Bent u het niet eens met deze uitspraak?

Verzet
Tegen de uitspraak op verzet staat geen rechtsmiddel open (artikel 28, tweede lid van de Algemene wet inzake rijksbelastingen).
Beroep
Tegen de uitspraak op beroep kunnen partijen binnen zes weken na de verzenddatum hoger beroep instellen bij het gerechtshof te ’s-Hertogenbosch (belastingkamer).
Als het een Rijksbelastingzaak betreft (dat is een zaak waarbij de Belastingdienst partij is), kunt u digitaal beroep instellen via www.rechtspraak.nl. Daar klikt u op “Formulieren en inloggen”. Hoger beroep instellen kan eventueel ook nog steeds per brief op de hierna vermelde wijze.

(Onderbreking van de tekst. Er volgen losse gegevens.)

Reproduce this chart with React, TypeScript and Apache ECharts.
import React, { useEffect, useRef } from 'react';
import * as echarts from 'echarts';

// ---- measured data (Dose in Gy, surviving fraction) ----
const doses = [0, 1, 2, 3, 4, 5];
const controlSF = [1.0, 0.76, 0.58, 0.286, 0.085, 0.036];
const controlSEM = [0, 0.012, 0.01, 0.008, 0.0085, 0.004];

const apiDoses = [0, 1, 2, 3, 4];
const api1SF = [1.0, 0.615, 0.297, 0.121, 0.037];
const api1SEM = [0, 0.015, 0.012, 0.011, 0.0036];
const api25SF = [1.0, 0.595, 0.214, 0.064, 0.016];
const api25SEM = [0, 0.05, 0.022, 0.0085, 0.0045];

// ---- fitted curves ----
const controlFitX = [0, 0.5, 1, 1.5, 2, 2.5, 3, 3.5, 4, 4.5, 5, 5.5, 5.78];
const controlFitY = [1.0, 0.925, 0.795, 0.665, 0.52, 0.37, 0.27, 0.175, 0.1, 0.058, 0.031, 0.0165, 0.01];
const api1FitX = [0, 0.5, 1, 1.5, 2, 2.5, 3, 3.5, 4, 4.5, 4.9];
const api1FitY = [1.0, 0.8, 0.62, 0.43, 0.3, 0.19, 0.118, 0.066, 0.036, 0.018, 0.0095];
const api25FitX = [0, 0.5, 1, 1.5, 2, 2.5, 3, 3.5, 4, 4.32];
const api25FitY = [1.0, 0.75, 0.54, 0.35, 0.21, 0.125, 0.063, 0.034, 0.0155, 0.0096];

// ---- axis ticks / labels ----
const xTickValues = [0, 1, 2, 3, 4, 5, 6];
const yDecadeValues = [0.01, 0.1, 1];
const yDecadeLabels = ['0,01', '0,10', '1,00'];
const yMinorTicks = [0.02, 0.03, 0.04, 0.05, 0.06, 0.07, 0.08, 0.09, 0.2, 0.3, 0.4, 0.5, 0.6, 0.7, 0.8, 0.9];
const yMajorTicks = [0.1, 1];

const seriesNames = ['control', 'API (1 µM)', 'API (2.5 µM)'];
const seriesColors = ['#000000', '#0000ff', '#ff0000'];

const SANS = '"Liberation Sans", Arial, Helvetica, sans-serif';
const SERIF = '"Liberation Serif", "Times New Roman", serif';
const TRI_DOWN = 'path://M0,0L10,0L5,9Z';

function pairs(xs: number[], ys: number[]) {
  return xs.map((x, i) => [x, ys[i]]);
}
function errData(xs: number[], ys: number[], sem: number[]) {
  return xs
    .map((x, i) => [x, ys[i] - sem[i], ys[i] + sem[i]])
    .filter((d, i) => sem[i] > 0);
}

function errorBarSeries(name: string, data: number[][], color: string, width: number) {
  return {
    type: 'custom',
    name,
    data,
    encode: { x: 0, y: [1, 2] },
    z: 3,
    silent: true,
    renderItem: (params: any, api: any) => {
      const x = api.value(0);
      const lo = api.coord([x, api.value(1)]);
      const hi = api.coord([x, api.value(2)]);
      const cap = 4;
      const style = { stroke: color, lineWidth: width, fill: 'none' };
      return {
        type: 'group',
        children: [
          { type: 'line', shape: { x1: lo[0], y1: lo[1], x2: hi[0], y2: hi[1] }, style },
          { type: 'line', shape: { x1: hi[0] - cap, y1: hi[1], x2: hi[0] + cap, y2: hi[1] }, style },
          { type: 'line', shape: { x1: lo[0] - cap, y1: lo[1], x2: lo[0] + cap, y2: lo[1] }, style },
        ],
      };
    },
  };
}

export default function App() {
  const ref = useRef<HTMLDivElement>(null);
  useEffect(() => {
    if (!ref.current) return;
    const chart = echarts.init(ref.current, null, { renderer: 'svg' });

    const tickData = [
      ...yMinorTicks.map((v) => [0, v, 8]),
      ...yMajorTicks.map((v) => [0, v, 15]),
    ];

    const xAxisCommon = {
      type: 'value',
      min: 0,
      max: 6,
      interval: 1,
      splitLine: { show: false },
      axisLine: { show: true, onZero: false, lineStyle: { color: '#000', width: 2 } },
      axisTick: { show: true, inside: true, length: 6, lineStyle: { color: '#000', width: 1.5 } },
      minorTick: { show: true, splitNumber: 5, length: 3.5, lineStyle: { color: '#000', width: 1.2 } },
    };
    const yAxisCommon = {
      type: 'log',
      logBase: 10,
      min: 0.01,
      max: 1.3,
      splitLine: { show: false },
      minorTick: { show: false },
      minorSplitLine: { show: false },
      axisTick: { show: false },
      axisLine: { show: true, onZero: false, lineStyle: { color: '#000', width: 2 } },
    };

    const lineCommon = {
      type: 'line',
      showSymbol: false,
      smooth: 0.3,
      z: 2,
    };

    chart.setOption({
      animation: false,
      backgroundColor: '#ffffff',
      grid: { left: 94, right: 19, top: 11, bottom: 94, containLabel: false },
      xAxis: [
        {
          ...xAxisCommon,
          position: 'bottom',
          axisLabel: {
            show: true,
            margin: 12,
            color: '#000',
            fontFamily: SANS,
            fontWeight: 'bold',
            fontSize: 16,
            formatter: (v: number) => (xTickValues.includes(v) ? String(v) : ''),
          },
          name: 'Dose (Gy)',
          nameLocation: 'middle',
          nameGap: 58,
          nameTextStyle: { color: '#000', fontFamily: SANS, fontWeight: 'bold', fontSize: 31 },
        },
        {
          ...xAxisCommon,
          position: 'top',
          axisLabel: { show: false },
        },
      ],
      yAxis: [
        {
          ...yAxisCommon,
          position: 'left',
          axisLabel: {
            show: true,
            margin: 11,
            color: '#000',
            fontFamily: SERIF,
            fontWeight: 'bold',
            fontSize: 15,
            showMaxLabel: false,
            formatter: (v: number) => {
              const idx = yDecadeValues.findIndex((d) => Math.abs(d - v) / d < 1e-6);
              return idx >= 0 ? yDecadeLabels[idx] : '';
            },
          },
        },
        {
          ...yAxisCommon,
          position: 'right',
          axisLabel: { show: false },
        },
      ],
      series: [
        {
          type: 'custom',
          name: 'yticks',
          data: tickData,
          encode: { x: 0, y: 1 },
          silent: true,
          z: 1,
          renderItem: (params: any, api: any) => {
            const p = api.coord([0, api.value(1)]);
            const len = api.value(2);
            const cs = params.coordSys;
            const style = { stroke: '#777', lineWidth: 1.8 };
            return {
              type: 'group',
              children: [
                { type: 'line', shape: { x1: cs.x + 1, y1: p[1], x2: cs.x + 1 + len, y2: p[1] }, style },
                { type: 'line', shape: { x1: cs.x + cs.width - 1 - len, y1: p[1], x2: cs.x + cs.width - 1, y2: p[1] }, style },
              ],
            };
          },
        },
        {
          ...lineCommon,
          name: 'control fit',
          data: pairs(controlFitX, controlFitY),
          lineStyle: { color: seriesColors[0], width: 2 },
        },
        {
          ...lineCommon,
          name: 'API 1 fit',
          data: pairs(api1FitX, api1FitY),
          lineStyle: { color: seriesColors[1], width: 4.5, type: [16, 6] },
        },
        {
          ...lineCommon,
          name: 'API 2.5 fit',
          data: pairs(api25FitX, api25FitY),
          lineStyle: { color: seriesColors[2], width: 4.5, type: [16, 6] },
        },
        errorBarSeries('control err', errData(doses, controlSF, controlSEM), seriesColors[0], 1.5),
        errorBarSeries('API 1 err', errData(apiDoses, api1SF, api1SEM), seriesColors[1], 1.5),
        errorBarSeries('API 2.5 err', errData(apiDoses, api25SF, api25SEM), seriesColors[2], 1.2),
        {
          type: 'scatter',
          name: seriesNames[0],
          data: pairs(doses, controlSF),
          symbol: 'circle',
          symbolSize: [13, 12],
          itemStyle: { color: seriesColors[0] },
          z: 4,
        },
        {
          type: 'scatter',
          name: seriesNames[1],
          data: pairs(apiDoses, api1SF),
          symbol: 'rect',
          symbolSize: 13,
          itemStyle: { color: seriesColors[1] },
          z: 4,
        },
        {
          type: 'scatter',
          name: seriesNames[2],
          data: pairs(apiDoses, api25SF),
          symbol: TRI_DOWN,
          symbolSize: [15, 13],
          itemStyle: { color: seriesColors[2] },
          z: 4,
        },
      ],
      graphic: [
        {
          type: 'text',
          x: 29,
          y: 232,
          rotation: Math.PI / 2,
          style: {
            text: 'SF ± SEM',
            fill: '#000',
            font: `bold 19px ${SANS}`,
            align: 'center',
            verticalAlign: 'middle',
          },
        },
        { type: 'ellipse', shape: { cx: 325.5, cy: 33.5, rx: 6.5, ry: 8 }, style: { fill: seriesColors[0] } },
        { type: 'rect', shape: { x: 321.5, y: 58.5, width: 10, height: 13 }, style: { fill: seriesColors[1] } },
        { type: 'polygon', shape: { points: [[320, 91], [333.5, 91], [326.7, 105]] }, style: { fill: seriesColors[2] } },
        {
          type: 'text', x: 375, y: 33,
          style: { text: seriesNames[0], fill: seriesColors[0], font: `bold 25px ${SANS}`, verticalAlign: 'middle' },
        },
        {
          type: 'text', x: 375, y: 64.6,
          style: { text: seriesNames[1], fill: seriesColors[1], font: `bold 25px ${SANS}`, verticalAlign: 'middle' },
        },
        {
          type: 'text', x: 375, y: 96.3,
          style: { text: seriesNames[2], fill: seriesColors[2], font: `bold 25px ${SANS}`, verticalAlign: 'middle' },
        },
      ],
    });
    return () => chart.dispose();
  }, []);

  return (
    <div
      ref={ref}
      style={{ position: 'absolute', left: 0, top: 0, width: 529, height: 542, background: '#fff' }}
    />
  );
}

Betreft het een andere belastingzaak (bijvoorbeeld een zaak waarbij een heffingsambtenaar van een gemeente of een samenwerkingsverband partij is), dan kan het hoger beroep uitsluitend worden ingesteld door verzending van een brief aan het gerechtshof te ‘s-Hertogenbosch (belastingkamer), Postbus 70583, 5201 CZ ’s-Hertogenbosch.

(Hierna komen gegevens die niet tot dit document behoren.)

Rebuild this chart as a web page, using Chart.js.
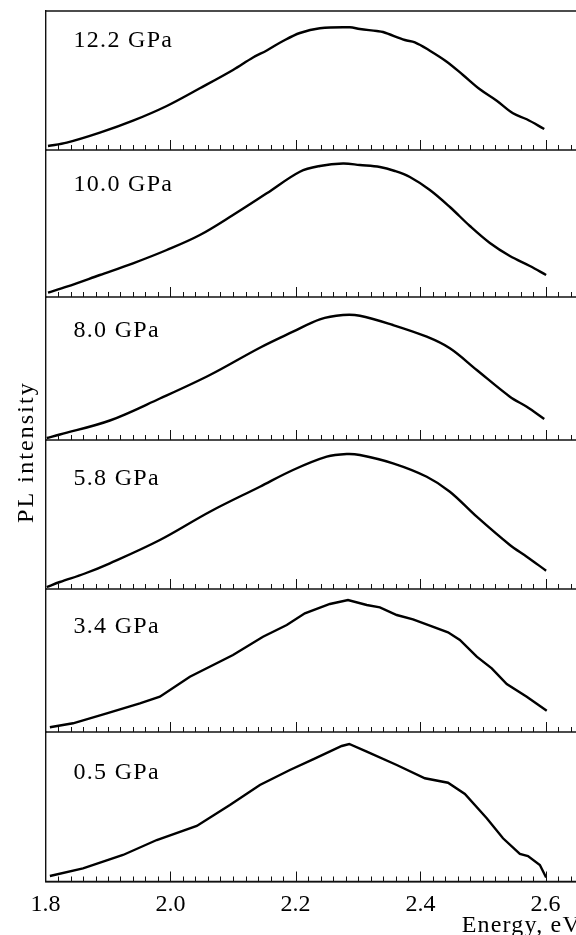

Bij het instellen van hoger beroep dient het volgende in acht te worden genomen:
1. bij het beroepschrift wordt een afschrift van deze uitspraak overgelegd;
2 - het beroepschrift moet ondertekend zijn en ten minste het volgende vermelden:
a. de naam en het adres van de indiener;
b. een dagtekening;
c. een omschrijving van de uitspraak waartegen het hoger beroep is ingesteld;
d. de gronden van het hoger beroep.

Voetnoten

1.Artikel 8:55c van de Awb.
2.Artikel 4:17, zesde lid, onder c van de Awb.